En élaboration
Une partie de mon travail consiste plus en une recherche graphique à partir de photographies, tandis qu'il m'arrivera, quand-même, de rester fidèle à une représentation plus conforme aux codes .
Quelle histoire!
"Cette histoire, c’est celle d’un buvard, d'un filtre, d’une louche et d’une potion. Superposés : le buvard en dessous, le filtre au-dessus. La louche, voyageuse, la potion, dans l’indicible. Magique, difficile à expliquer et encore plus à comprendre… à moins qu’il n’y ait rien à expliquer et encore moins à comprendre
D’abord le filtre. Sa composition induit qu’il n’agit que sous certaines conditions. Sa peau est tissée d’émotions, de sensibilité, d’un peu d'intellect tordu, de dérision, de sentiments, de l’atmosphère de ce point précis de l’univers
La louche, elle, récolte toutes les joies, toutes les peines du monde et de la banalité, tout ce qui crée hier, aujourd’hui et demain. On attend. On attend ; il manque à la potion un élément déclencheur, on attend ; ça remue, ça enfle, mais on attend.
Magique, difficile à expliquer et encore plus à comprendre… à moins qu’il n’y ait rien à expliquer et encore moins à comprendre.
Personne ne s’impatiente, on sait que c’est la vie, que ça viendra ou pas et qu’après tout, ce n’est pas toute la vie ; on attend dans cet éternel été. On sait qu’à son heure, la louche invitera dans la potion ce qui lui manque: un bout de ciel gris ou bleu, de chemin ensoleillé ou de flaque, un mur abandonné ou ignoré, une miette de ce qui fait le quotidien, l’apparente banalité, banalité où sont pourtant enfouis tant de richesses, de la violence, parfois, de l’amour, toujours, à ce point précis de l'univers, à cet endroit, en ce moment captés. Alors, seulement la mixture se déversera sans retenue sur le filtre, titillant sa sensibilité, son esprit, son vécu, ses vides et ses pleins. C’est ça, le filtre agit, ne se retient plus, il doit diffuser.

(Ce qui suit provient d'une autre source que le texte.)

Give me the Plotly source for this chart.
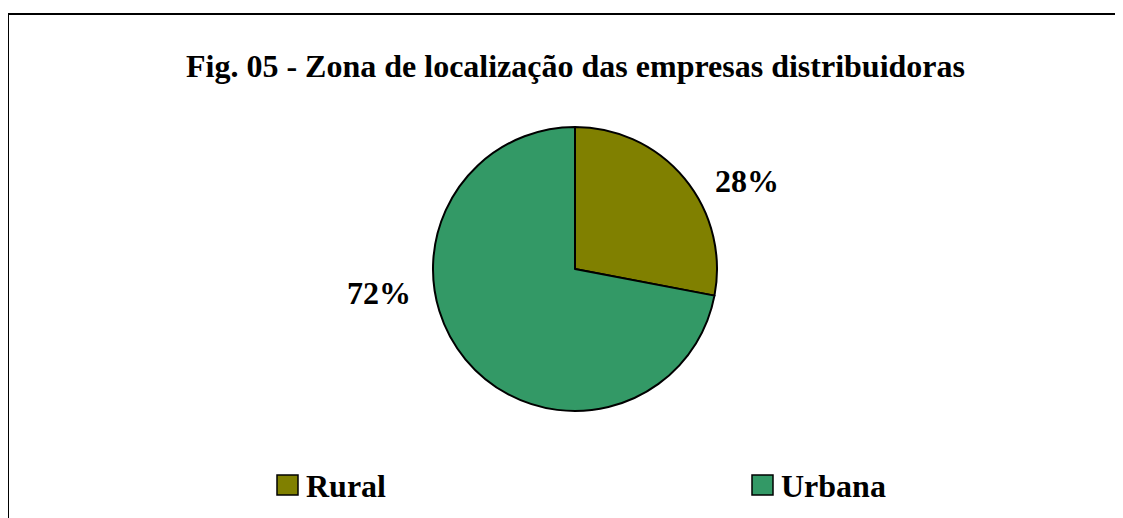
import plotly.graph_objects as go

categories = ["Rural", "Urbana"]
values = [28, 72]
colors = ["#808000", "#339966"]
title_text = "Fig. 05 - Zona de localização das empresas distribuidoras"

W, H = 1123, 518
FONT = "Liberation Serif, Times New Roman, serif"
OFF = 8  # page body margin

def px(x):
    return (x - OFF) / W

def py(y):
    return 1 - (y - OFF) / H

cx, cy, r = 575, 269, 142

fig = go.Figure(go.Pie(
    labels=categories,
    values=values,
    marker=dict(colors=colors, line=dict(color="black", width=2)),
    sort=False,
    direction="clockwise",
    rotation=0,
    textinfo="none",
    hoverinfo="label+percent",
    showlegend=False,
    domain=dict(x=[px(cx - r), px(cx + r)], y=[py(cy + r), py(cy - r)]),
))

total = sum(values)
label_pos = [(747, 181), (379, 293)]
annotations = []
for v, (lx, ly) in zip(values, label_pos):
    annotations.append(dict(
        x=px(lx), y=py(ly), xref="paper", yref="paper",
        text=f"<b>{round(100 * v / total)}%</b>", showarrow=False,
        font=dict(family=FONT, size=32, color="black"),
        xanchor="center", yanchor="middle",
    ))

# title
annotations.append(dict(
    x=px(575), y=py(66), xref="paper", yref="paper",
    text=f"<b>{title_text}</b>", showarrow=False,
    font=dict(family=FONT, size=32, color="black"),
    xanchor="center", yanchor="middle",
))

shapes = [dict(type="rect", xref="paper", yref="paper",
               x0=px(8), x1=px(1160), y0=py(560), y1=py(14),
               line=dict(color="black", width=2), fillcolor="rgba(0,0,0,0)")]

legend_x = [277, 752]
for cat, col, lx in zip(categories, colors, legend_x):
    shapes.append(dict(type="rect", xref="paper", yref="paper",
                       x0=px(lx), x1=px(lx + 21), y0=py(495), y1=py(475),
                       line=dict(color="black", width=1.5), fillcolor=col))
    annotations.append(dict(
        x=px(lx + 27), y=py(486), xref="paper", yref="paper",
        text=f"<b>{cat}</b>", showarrow=False,
        font=dict(family=FONT, size=32, color="black"),
        xanchor="left", yanchor="middle",
    ))

fig.update_layout(
    width=W, height=H,
    margin=dict(l=0, r=0, t=0, b=0),
    paper_bgcolor="white", plot_bgcolor="white",
    annotations=annotations, shapes=shapes,
)

fig.write_html("out.html")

Donc le buvard, page blanche, écran noir, attendait, lui aussi. Mais bientôt il sent les premières gouttes s’insinuer dans ses fibres, le premier nuage, cette boue, ce poil de chien, cette queue de cerise, ce soleil. Il boit, il absorbe, gorge ses fibres de couleurs, de matières, de formes, en collaboration étroite avec le filtre « on va glisser le bleu vers ta mélancolie, ta colère ou ta tristesse ressortiront mieux, …mais, malgré tout, l’ensemble transpirera la part d’espoir, l’amitié, l’amour, pour ce que valent les hommes », Et ,lorsqu’à satiété, le buvard commencera sa vie de page remplie, il montrera toujours de la boue, de la brique, un arbre, une mort, une résurrection, mais tellement chargés d’ondes qu’ils en seront transformés.
Le buvard le sait, soit il restera serré entre deux pages d’un cahier d’écolier, soit il voyagera au jour. Mais il sait aussi, que, tôt ou tard, il aura le bonheur d’interagir avec le quidam qui l’aura sous les yeux Celui-ci, s’il en a envie, s’en créera son propre voyage ; sa louche nourrira son propre filtre, en quelque sorte.
Hermaphrodite, le buvard fait un petit, feuille blanche ou écran noir, qui, à son tour, le moment venu, boira l’encre de l’indicible."